== Written instruction ==
Reproduce all the lines below exactly and omit the images.

# Start of Data section

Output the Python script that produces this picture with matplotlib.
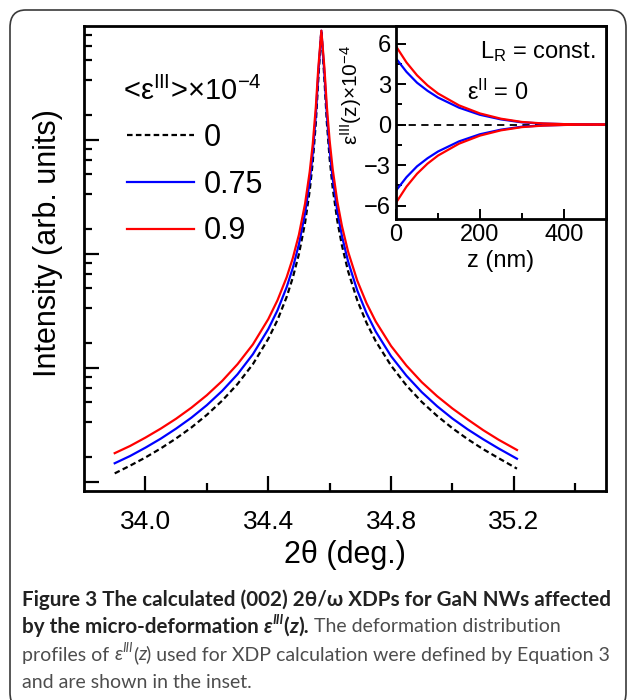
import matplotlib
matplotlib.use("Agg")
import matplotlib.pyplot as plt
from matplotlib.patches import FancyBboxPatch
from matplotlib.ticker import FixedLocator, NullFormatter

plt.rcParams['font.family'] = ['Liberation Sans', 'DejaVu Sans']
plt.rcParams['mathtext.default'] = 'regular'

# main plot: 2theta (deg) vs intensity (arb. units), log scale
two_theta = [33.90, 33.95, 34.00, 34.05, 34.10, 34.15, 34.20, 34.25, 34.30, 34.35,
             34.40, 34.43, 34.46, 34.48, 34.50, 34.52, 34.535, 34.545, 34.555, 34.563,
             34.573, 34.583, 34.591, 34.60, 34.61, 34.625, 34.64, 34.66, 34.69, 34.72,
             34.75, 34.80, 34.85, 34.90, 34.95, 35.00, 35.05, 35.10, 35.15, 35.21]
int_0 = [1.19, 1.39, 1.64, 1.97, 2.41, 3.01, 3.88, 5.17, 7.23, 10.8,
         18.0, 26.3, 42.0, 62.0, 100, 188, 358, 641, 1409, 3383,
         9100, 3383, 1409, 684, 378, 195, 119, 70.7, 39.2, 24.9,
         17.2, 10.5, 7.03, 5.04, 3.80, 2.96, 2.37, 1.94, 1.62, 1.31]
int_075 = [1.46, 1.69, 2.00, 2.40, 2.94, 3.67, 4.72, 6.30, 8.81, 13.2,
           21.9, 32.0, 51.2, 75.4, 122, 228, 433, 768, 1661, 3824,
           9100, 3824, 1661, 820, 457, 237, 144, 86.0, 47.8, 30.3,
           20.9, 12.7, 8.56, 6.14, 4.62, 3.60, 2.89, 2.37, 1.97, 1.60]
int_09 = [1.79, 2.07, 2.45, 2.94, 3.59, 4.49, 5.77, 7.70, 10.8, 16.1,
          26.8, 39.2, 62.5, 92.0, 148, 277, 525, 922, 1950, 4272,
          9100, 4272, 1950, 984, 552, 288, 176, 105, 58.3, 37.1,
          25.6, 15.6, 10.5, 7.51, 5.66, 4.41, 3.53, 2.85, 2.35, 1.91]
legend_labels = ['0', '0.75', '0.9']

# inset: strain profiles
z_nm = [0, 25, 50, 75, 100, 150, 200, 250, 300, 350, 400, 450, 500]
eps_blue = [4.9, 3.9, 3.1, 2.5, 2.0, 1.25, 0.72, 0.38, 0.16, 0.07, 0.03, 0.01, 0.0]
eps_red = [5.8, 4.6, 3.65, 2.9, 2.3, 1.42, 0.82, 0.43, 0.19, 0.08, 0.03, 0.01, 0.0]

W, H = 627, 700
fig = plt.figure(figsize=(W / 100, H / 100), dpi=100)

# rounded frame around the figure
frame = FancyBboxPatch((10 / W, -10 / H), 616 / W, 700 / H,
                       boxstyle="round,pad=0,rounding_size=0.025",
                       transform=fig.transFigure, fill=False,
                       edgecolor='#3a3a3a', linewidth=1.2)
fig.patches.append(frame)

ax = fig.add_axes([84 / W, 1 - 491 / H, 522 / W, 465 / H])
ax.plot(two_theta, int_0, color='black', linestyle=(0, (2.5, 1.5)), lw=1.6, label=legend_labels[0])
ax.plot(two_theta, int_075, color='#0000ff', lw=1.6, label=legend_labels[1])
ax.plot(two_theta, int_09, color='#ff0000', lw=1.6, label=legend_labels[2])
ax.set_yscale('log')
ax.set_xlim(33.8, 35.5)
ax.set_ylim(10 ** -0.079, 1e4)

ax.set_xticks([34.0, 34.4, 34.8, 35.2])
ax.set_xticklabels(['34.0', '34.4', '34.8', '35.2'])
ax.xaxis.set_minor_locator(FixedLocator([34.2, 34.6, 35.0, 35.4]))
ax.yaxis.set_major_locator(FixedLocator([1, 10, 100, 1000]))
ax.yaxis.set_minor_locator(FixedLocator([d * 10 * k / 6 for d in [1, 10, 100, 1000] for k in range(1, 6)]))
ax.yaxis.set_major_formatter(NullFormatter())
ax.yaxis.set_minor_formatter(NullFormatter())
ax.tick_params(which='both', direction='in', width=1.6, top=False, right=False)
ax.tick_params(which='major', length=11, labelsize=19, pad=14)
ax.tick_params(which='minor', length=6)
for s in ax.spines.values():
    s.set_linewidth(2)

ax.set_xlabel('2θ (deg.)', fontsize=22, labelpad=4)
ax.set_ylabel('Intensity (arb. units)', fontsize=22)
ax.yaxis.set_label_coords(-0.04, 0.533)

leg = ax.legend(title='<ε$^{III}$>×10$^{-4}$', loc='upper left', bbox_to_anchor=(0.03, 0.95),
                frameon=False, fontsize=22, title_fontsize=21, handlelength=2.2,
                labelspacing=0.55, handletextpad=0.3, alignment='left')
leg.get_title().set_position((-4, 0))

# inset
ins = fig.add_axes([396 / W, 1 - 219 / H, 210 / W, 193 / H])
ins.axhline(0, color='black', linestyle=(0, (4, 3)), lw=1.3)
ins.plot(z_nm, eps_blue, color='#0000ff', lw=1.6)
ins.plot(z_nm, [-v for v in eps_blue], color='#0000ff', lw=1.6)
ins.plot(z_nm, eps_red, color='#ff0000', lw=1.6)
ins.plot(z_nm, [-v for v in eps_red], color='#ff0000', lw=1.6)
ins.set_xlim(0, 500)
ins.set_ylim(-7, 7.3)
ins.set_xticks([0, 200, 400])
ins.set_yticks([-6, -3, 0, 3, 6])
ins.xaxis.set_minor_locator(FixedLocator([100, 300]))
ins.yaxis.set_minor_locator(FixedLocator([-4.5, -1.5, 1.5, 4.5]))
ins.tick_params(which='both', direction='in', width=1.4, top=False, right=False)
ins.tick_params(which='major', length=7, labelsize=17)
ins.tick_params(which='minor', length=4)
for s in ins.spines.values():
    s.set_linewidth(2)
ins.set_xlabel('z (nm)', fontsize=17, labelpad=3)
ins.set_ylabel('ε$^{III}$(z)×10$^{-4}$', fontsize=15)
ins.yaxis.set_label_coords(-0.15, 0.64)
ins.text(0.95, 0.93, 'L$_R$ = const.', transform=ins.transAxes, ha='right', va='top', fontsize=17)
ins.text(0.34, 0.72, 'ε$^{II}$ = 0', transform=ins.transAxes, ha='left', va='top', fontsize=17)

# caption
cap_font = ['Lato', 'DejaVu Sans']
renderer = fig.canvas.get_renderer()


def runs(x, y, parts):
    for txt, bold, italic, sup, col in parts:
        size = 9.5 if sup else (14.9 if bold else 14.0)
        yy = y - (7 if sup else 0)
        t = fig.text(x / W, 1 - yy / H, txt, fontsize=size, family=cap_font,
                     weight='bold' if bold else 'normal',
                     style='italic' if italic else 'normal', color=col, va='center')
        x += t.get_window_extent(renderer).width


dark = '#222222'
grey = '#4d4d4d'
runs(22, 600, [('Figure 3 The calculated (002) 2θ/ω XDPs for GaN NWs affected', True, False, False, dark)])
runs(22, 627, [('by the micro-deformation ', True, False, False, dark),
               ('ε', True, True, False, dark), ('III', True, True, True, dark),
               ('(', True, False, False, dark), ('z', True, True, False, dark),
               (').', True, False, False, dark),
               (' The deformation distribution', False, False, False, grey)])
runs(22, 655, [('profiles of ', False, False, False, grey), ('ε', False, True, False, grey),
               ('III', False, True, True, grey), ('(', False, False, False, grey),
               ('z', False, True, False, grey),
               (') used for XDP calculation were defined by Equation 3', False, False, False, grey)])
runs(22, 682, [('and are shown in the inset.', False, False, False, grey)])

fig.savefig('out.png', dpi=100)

# End of Data section

== Solution to this task ==
Output the Python script that produces this picture with matplotlib.
import matplotlib
matplotlib.use("Agg")
import matplotlib.pyplot as plt
from matplotlib.patches import FancyBboxPatch
from matplotlib.ticker import FixedLocator, NullFormatter

plt.rcParams['font.family'] = ['Liberation Sans', 'DejaVu Sans']
plt.rcParams['mathtext.default'] = 'regular'

# main plot: 2theta (deg) vs intensity (arb. units), log scale
two_theta = [33.90, 33.95, 34.00, 34.05, 34.10, 34.15, 34.20, 34.25, 34.30, 34.35,
             34.40, 34.43, 34.46, 34.48, 34.50, 34.52, 34.535, 34.545, 34.555, 34.563,
             34.573, 34.583, 34.591, 34.60, 34.61, 34.625, 34.64, 34.66, 34.69, 34.72,
             34.75, 34.80, 34.85, 34.90, 34.95, 35.00, 35.05, 35.10, 35.15, 35.21]
int_0 = [1.19, 1.39, 1.64, 1.97, 2.41, 3.01, 3.88, 5.17, 7.23, 10.8,
         18.0, 26.3, 42.0, 62.0, 100, 188, 358, 641, 1409, 3383,
         9100, 3383, 1409, 684, 378, 195, 119, 70.7, 39.2, 24.9,
         17.2, 10.5, 7.03, 5.04, 3.80, 2.96, 2.37, 1.94, 1.62, 1.31]
int_075 = [1.46, 1.69, 2.00, 2.40, 2.94, 3.67, 4.72, 6.30, 8.81, 13.2,
           21.9, 32.0, 51.2, 75.4, 122, 228, 433, 768, 1661, 3824,
           9100, 3824, 1661, 820, 457, 237, 144, 86.0, 47.8, 30.3,
           20.9, 12.7, 8.56, 6.14, 4.62, 3.60, 2.89, 2.37, 1.97, 1.60]
int_09 = [1.79, 2.07, 2.45, 2.94, 3.59, 4.49, 5.77, 7.70, 10.8, 16.1,
          26.8, 39.2, 62.5, 92.0, 148, 277, 525, 922, 1950, 4272,
          9100, 4272, 1950, 984, 552, 288, 176, 105, 58.3, 37.1,
          25.6, 15.6, 10.5, 7.51, 5.66, 4.41, 3.53, 2.85, 2.35, 1.91]
legend_labels = ['0', '0.75', '0.9']

# inset: strain profiles
z_nm = [0, 25, 50, 75, 100, 150, 200, 250, 300, 350, 400, 450, 500]
eps_blue = [4.9, 3.9, 3.1, 2.5, 2.0, 1.25, 0.72, 0.38, 0.16, 0.07, 0.03, 0.01, 0.0]
eps_red = [5.8, 4.6, 3.65, 2.9, 2.3, 1.42, 0.82, 0.43, 0.19, 0.08, 0.03, 0.01, 0.0]

W, H = 627, 700
fig = plt.figure(figsize=(W / 100, H / 100), dpi=100)

# rounded frame around the figure
frame = FancyBboxPatch((10 / W, -10 / H), 616 / W, 700 / H,
                       boxstyle="round,pad=0,rounding_size=0.025",
                       transform=fig.transFigure, fill=False,
                       edgecolor='#3a3a3a', linewidth=1.2)
fig.patches.append(frame)

ax = fig.add_axes([84 / W, 1 - 491 / H, 522 / W, 465 / H])
ax.plot(two_theta, int_0, color='black', linestyle=(0, (2.5, 1.5)), lw=1.6, label=legend_labels[0])
ax.plot(two_theta, int_075, color='#0000ff', lw=1.6, label=legend_labels[1])
ax.plot(two_theta, int_09, color='#ff0000', lw=1.6, label=legend_labels[2])
ax.set_yscale('log')
ax.set_xlim(33.8, 35.5)
ax.set_ylim(10 ** -0.079, 1e4)

ax.set_xticks([34.0, 34.4, 34.8, 35.2])
ax.set_xticklabels(['34.0', '34.4', '34.8', '35.2'])
ax.xaxis.set_minor_locator(FixedLocator([34.2, 34.6, 35.0, 35.4]))
ax.yaxis.set_major_locator(FixedLocator([1, 10, 100, 1000]))
ax.yaxis.set_minor_locator(FixedLocator([d * 10 * k / 6 for d in [1, 10, 100, 1000] for k in range(1, 6)]))
ax.yaxis.set_major_formatter(NullFormatter())
ax.yaxis.set_minor_formatter(NullFormatter())
ax.tick_params(which='both', direction='in', width=1.6, top=False, right=False)
ax.tick_params(which='major', length=11, labelsize=19, pad=14)
ax.tick_params(which='minor', length=6)
for s in ax.spines.values():
    s.set_linewidth(2)

ax.set_xlabel('2θ (deg.)', fontsize=22, labelpad=4)
ax.set_ylabel('Intensity (arb. units)', fontsize=22)
ax.yaxis.set_label_coords(-0.04, 0.533)

leg = ax.legend(title='<ε$^{III}$>×10$^{-4}$', loc='upper left', bbox_to_anchor=(0.03, 0.95),
                frameon=False, fontsize=22, title_fontsize=21, handlelength=2.2,
                labelspacing=0.55, handletextpad=0.3, alignment='left')
leg.get_title().set_position((-4, 0))

# inset
ins = fig.add_axes([396 / W, 1 - 219 / H, 210 / W, 193 / H])
ins.axhline(0, color='black', linestyle=(0, (4, 3)), lw=1.3)
ins.plot(z_nm, eps_blue, color='#0000ff', lw=1.6)
ins.plot(z_nm, [-v for v in eps_blue], color='#0000ff', lw=1.6)
ins.plot(z_nm, eps_red, color='#ff0000', lw=1.6)
ins.plot(z_nm, [-v for v in eps_red], color='#ff0000', lw=1.6)
ins.set_xlim(0, 500)
ins.set_ylim(-7, 7.3)
ins.set_xticks([0, 200, 400])
ins.set_yticks([-6, -3, 0, 3, 6])
ins.xaxis.set_minor_locator(FixedLocator([100, 300]))
ins.yaxis.set_minor_locator(FixedLocator([-4.5, -1.5, 1.5, 4.5]))
ins.tick_params(which='both', direction='in', width=1.4, top=False, right=False)
ins.tick_params(which='major', length=7, labelsize=17)
ins.tick_params(which='minor', length=4)
for s in ins.spines.values():
    s.set_linewidth(2)
ins.set_xlabel('z (nm)', fontsize=17, labelpad=3)
ins.set_ylabel('ε$^{III}$(z)×10$^{-4}$', fontsize=15)
ins.yaxis.set_label_coords(-0.15, 0.64)
ins.text(0.95, 0.93, 'L$_R$ = const.', transform=ins.transAxes, ha='right', va='top', fontsize=17)
ins.text(0.34, 0.72, 'ε$^{II}$ = 0', transform=ins.transAxes, ha='left', va='top', fontsize=17)

# caption
cap_font = ['Lato', 'DejaVu Sans']
renderer = fig.canvas.get_renderer()


def runs(x, y, parts):
    for txt, bold, italic, sup, col in parts:
        size = 9.5 if sup else (14.9 if bold else 14.0)
        yy = y - (7 if sup else 0)
        t = fig.text(x / W, 1 - yy / H, txt, fontsize=size, family=cap_font,
                     weight='bold' if bold else 'normal',
                     style='italic' if italic else 'normal', color=col, va='center')
        x += t.get_window_extent(renderer).width


dark = '#222222'
grey = '#4d4d4d'
runs(22, 600, [('Figure 3 The calculated (002) 2θ/ω XDPs for GaN NWs affected', True, False, False, dark)])
runs(22, 627, [('by the micro-deformation ', True, False, False, dark),
               ('ε', True, True, False, dark), ('III', True, True, True, dark),
               ('(', True, False, False, dark), ('z', True, True, False, dark),
               (').', True, False, False, dark),
               (' The deformation distribution', False, False, False, grey)])
runs(22, 655, [('profiles of ', False, False, False, grey), ('ε', False, True, False, grey),
               ('III', False, True, True, grey), ('(', False, False, False, grey),
               ('z', False, True, False, grey),
               (') used for XDP calculation were defined by Equation 3', False, False, False, grey)])
runs(22, 682, [('and are shown in the inset.', False, False, False, grey)])

fig.savefig('out.png', dpi=100)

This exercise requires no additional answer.